Cosa pensi dei premi letterari?
Io credo che i premi in genere siano delle occasioni importanti. Sono la gratificazione per coloro che si esprimono nell’ arte. Di premi ne ho avuti tanti, ma sono legato particolarmente ad uno. Lo Zecchino d’Argento. Ho partecipato un anno con un brano dal titolo: “L’astronave di Capitan Rottame”..e quello zecchino d’argento mi ha fatto assaporare il desiderio che avevo da bambino di partecipare quando lo seguivo in televisione. Adesso la canzone è adottata in moltissime scuole italiane. Dopo trent’anni il messaggio del brano è ancora attuale.
Chi è il tuo autore siciliano preferito?
Sarebbe facile rispondere Andrea Camilleri, con il quale ho lavorato al Piccolo teatro Pirandelliano, scrivendo le musiche per la Sagra del Signore della Nave di Luigi Pirandello, ma non è il solo. Preferisco ancora Consolo e Bufalino. E perchè no, Nicolò D’Alessandro, mio fratello, che seguo da un bel po’ di tempo e che di recente mi affascina con le sue nuove favole e i racconti.
E tra gli stranieri?
Mi piacciono le cose divertenti, ironiche, sarcastiche e assurde. Non posso fare a meno di ricordare Max Aub e i suoi Delitti perfetti, pubblicato da Sellerio qualche anno fa.

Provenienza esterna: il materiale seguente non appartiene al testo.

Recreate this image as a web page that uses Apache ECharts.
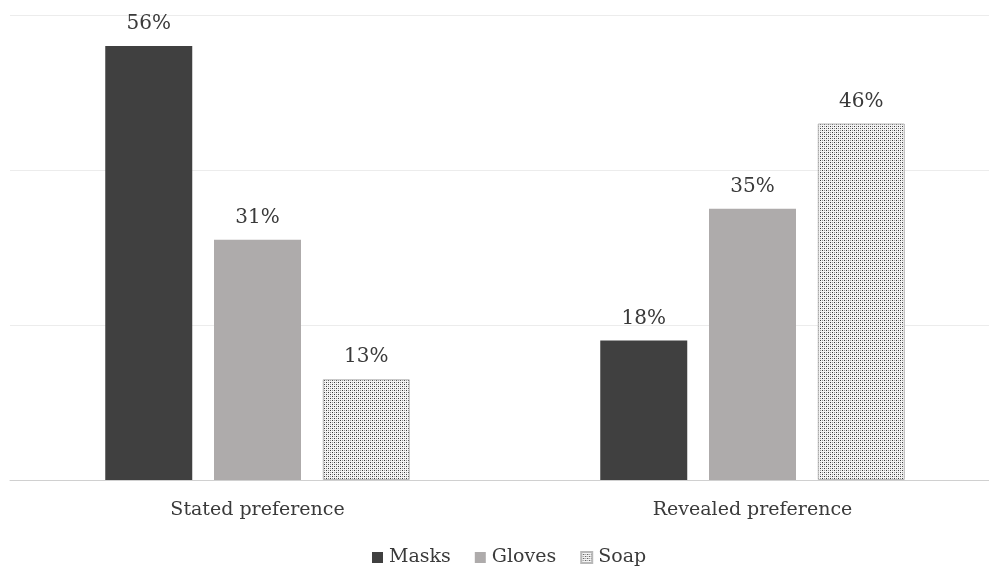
<!DOCTYPE html>
<html>
<head>
<meta charset="utf-8">
<script src="https://cdn.jsdelivr.net/npm/echarts@6/dist/echarts.min.js"></script>
<style>
  html, body { margin: 0; padding: 0; background: #ffffff; overflow: hidden; }
  #chart { width: 1000px; height: 571px; }
</style>
</head>
<body>
<div id="chart"></div>
<script>
// Share of respondents by preference type
const categories = ['Stated preference', 'Revealed preference'];
const masks = [56, 18];
const gloves = [31, 35];
const soap = [13, 46];
const yTicks = [0, 20, 40, 60];

const FONT = '"DejaVu Serif", "Liberation Serif", serif';

// Small dotted tile used as the fill for the Soap bars
function dotTile() {
  const c = document.createElement('canvas');
  c.width = 4; c.height = 4;
  const g = c.getContext('2d');
  g.fillStyle = '#f4f4f4';
  g.fillRect(0, 0, 4, 4);
  g.fillStyle = '#3a3a3a';
  g.fillRect(0, 0, 1, 1);
  g.fillRect(2, 2, 1, 1);
  g.fillStyle = '#9a9a9a';
  g.fillRect(2, 0, 1, 1);
  g.fillRect(0, 2, 1, 1);
  return c;
}
const soapFill = { image: dotTile(), repeat: 'repeat' };

const labelStyle = {
  show: true,
  position: 'top',
  distance: 12,
  formatter: p => p.value + '%',
  fontFamily: FONT,
  fontSize: 20,
  color: '#3a3a3a'
};

const chart = echarts.init(document.getElementById('chart'), null, { renderer: 'canvas' });
chart.setOption({
  animation: false,
  backgroundColor: '#ffffff',
  grid: { left: 10, right: 0, top: 15, bottom: 91, containLabel: false },
  legend: {
    top: 543,
    left: 367,
    itemWidth: 11,
    itemHeight: 11,
    itemGap: 24,
    icon: 'rect',
    textStyle: { fontFamily: FONT, fontSize: 19, color: '#3a3a3a', padding: [0, 0, 0, 1] },
    data: ['Masks', 'Gloves', 'Soap']
  },
  xAxis: {
    type: 'category',
    data: categories,
    axisTick: { show: false },
    axisLine: { lineStyle: { color: '#d0d0d0', width: 1 } },
    axisLabel: { fontFamily: FONT, fontSize: 19, color: '#3a3a3a', margin: 21 }
  },
  yAxis: {
    type: 'value',
    min: yTicks[0],
    max: yTicks[yTicks.length - 1],
    interval: yTicks[1] - yTicks[0],
    axisLabel: { show: false },
    axisLine: { show: false },
    axisTick: { show: false },
    splitLine: { lineStyle: { color: '#ececec', width: 1 } }
  },
  series: [
    {
      name: 'Masks', type: 'bar', data: masks,
      barWidth: 87, barGap: '25%',
      itemStyle: { color: '#404040' },
      label: labelStyle
    },
    {
      name: 'Gloves', type: 'bar', data: gloves,
      barWidth: 87, barGap: '25%',
      itemStyle: { color: '#aeabab' },
      label: labelStyle
    },
    {
      name: 'Soap', type: 'bar', data: soap,
      barWidth: 87, barGap: '25%',
      itemStyle: { color: soapFill, borderColor: '#b8b8b8', borderWidth: 1 },
      label: labelStyle
    }
  ]
});
</script>
</body>
</html>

Cosa pensi del Premio Nobel dato a Bob Dylan?
Tutto il bene possibile. Quasimodo, Pirandello, Fo e Dylan. Che differenza c’è con la parola espressa in diversi modi? Generazioni intere sono cresciute con i loro imput letterari. (Ho citato tre italiani per campanilismo.) Mi aspetto che un cantautore italiano sia premiato con un Nobel.

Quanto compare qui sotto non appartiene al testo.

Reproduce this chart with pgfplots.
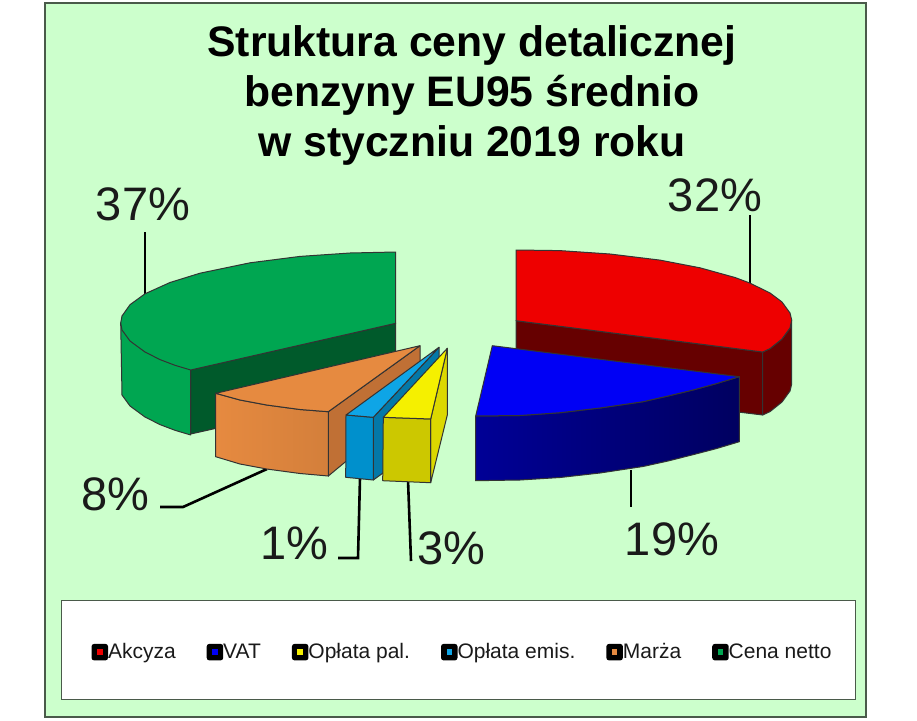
\documentclass[border=0pt]{standalone}
\usepackage{pgfplots}
\pgfplotsset{compat=1.18}
\usepackage{fontspec}
\setmainfont{Liberation Sans}
\definecolor{panel}{HTML}{CCFFCC}
\definecolor{edge}{HTML}{4A5A4A}
\definecolor{txt}{HTML}{1A1A1A}
\definecolor{cRed}{HTML}{EE0000}
\definecolor{cRedD}{HTML}{660000}
\definecolor{cBlue}{HTML}{0000F5}
\definecolor{cBlueL}{HTML}{000096}
\definecolor{cBlueR}{HTML}{000060}
\definecolor{cYel}{HTML}{F5F000}
\definecolor{cYelF}{HTML}{CCC800}
\definecolor{cYelS}{HTML}{DCD800}
\definecolor{cSky}{HTML}{0EA5E6}
\definecolor{cSkyF}{HTML}{0090CC}
\definecolor{cSkyS}{HTML}{0478A8}
\definecolor{cOra}{HTML}{E68A40}
\definecolor{cOraS}{HTML}{C07035}
\definecolor{cGre}{HTML}{00A651}
\definecolor{cGreD}{HTML}{005A2B}
\pgfplotsset{
  swatch/.style={
    legend image code/.code={
      \fill[black,rounded corners=2pt] (0pt,-1pt) rectangle (15pt,14pt);
      \fill[##1] (4pt,3pt) rectangle (11pt,10pt);
    }
  },
  piece/.style={forget plot,draw=black!80,line width=1pt,fill=#1,line join=round},
  leader/.style={forget plot,black,line width=2.6pt},
}
\begin{document}
\begin{tikzpicture}
\begin{axis}[
  width=917pt,height=720pt,scale only axis,
  xmin=0,xmax=917,ymin=0,ymax=720,y dir=reverse,
  hide axis,
  swatch,
  legend columns=-1,
  legend style={
    at={(0.5,0.0972)},anchor=center,
    draw=edge,line width=1.5pt,fill=white,
    inner xsep=30pt,inner ysep=39pt,
    font=\fontsize{21}{24}\selectfont\color{txt},
    /tikz/every even column/.append style={column sep=31pt},
    nodes={inner sep=0pt,anchor=base west},
  },
]
% page and panel
\addplot[forget plot,draw=none,fill=white] coordinates {(0,0) (917,0) (917,720) (0,720)} -- cycle;
\addplot[forget plot,draw=edge,line width=2pt,fill=panel] coordinates {(45,2.5) (866,2.5) (866,717) (45,717)} -- cycle;

% leaders
\addplot[leader] coordinates {(145,232) (145,296)};
\addplot[leader] coordinates {(750,215) (750,285)};
\addplot[leader] coordinates {(631,470) (631,507)};
\addplot[leader] coordinates {(160,507) (183,507) (267,469)};
\addplot[leader] coordinates {(338,558) (358,558) (360,478)};
\addplot[leader] coordinates {(408,480) (411,561)};

% Cena netto 37%
\addplot[piece=cGreD] coordinates {(395.7,323.3) (395.7,388) (190.7,434) (190.7,369.5)} -- cycle;
\addplot[piece=cGre] coordinates {(120.7,323) (122,395) (130,406) (145,417) (160,424.6) (175,430.3) (190.7,435) (190.7,370)} -- cycle;
\addplot[piece=cGre] coordinates {(395.7,252) (350,253) (300,256.4) (250,262.8) (200,273.2) (170,282.5) (145,293.8) (130,304.7) (122,316) (120.7,323) (122,330) (130,341) (145,352) (160,359.6) (175,365.3) (190.7,370) (395.7,323.3)} -- cycle;

% Akcyza 32%
\addplot[piece=cRedD] coordinates {(516,320.7) (762.7,352) (762.7,415) (516,385)} -- cycle;
\addplot[piece=cRedD] coordinates {(762.7,352) (770,348.6) (782,339) (790,328) (791.7,320) (791.7,384) (790,391) (782,402) (770,411.6) (762.7,415)} -- cycle;
\addplot[piece=cRed] coordinates {(516,250) (560,250.6) (610,254) (660,260.1) (700,267.8) (735,277.5) (750,283.1) (770,293) (782,302) (790,313) (791.7,320) (790,328) (782,339) (770,348.6) (762.7,352) (516,320.7)} -- cycle;

% VAT 19%
\addplot[forget plot,draw=black!80,line width=1pt,left color=cBlueL,right color=cBlueR] coordinates {(475.7,416) (520,415.5) (560,412.7) (600,408) (643,401.7) (668,396) (693,390) (716,383.7) (739.3,376.7) (739.3,441.7) (716,448.7) (693,454.7) (668,461) (643,466.5) (600,473) (560,477.5) (520,480) (475.7,480.7)} -- cycle;
\addplot[piece=cBlue] coordinates {(492.3,345.7) (475.7,416) (520,415.5) (560,412.7) (600,408) (643,401.7) (668,396) (693,390) (716,383.7) (739.3,376.7)} -- cycle;

% Marza 8%
\addplot[piece=cOraS] coordinates {(328.3,411.7) (420,345.7) (420,400) (328.3,476)} -- cycle;
\addplot[forget plot,draw=black!80,line width=1pt,left color=cOra,right color=cOra!92!black] coordinates {(215.7,393.3) (240,400) (266.7,405) (300,409.5) (328.3,411.7) (328.3,476) (300,473.5) (266.7,469) (240,464) (215.7,456.7)} -- cycle;
\addplot[piece=cOra] coordinates {(420,345.7) (215.7,393.3) (240,400) (266.7,405) (300,409.5) (328.3,411.7)} -- cycle;

% Oplata emis. 1%
\addplot[piece=cSkyS] coordinates {(373.3,417.3) (439,347.3) (439,362) (383,473) (373.3,480)} -- cycle;
\addplot[piece=cSkyF] coordinates {(346,415) (373.3,417.3) (373.3,480) (345.7,477.3)} -- cycle;
\addplot[piece=cSky] coordinates {(439,347.3) (346,415) (373.3,417.3)} -- cycle;

% Oplata pal. 3%
\addplot[piece=cYelS] coordinates {(430.7,419) (447.3,348.3) (447.3,415) (430.7,482.7)} -- cycle;
\addplot[piece=cYelF] coordinates {(383.3,417.3) (430.7,419) (430.7,482.7) (382.7,480.7)} -- cycle;
\addplot[piece=cYel] coordinates {(447.3,348.3) (383.3,417.3) (430.7,419)} -- cycle;

% legend
\addlegendimage{fill=cRed}\addlegendentry{Akcyza}
\addlegendimage{fill=cBlue}\addlegendentry{VAT}
\addlegendimage{fill=cYel}\addlegendentry{Opłata pal.}
\addlegendimage{fill=cSky}\addlegendentry{Opłata emis.}
\addlegendimage{fill=cOra}\addlegendentry{Marża}
\addlegendimage{fill=cGre}\addlegendentry{\rule{0pt}{19pt}Cena netto\hspace*{-6pt}}

% title
\node[align=center,font=\fontsize{42.7}{50}\selectfont\bfseries,text=black] at (axis cs:472,95)
  {Struktura ceny detalicznej\\benzyny EU95 średnio\\w styczniu 2019 roku};

% percentage labels
\node[font=\fontsize{47}{50}\selectfont,text=txt] at (axis cs:143,204) {37\%};
\node[font=\fontsize{47}{50}\selectfont,text=txt] at (axis cs:715,195) {32\%};
\node[font=\fontsize{47}{50}\selectfont,text=txt] at (axis cs:672,539) {19\%};
\node[font=\fontsize{47}{50}\selectfont,text=txt] at (axis cs:115,494) {8\%};
\node[font=\fontsize{47}{50}\selectfont,text=txt] at (axis cs:294,543) {1\%};
\node[font=\fontsize{47}{50}\selectfont,text=txt] at (axis cs:451,548) {3\%};
\end{axis}
\end{tikzpicture}
\end{document}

Quali sono i tuoi progetti per il futuro?
Continuare a fare quello che faccio, seguendo anche i mie due gemelli Amedeo ed Alfredo che hanno, a mio avviso un grande talento nel rap/spoken e poesia con il loro “colpo di stato poetico” e brani d’impegno sociale. Continuo a scrivere canzoni, occupandomi di altri artisti e collaborando con associazioni culturali, riviste e periodici. Non smetto di scrivere e riscrivere anche quello che è stato già scritto ma soprattutto continuare a leggere e ancora leggere. Non si finisce mai d’imparare.
Non a caso seguo le indicazioni del mio ultimo quasi ventenne figlio Francesco che è un’enciclopedia musicale della nuovissima generazione.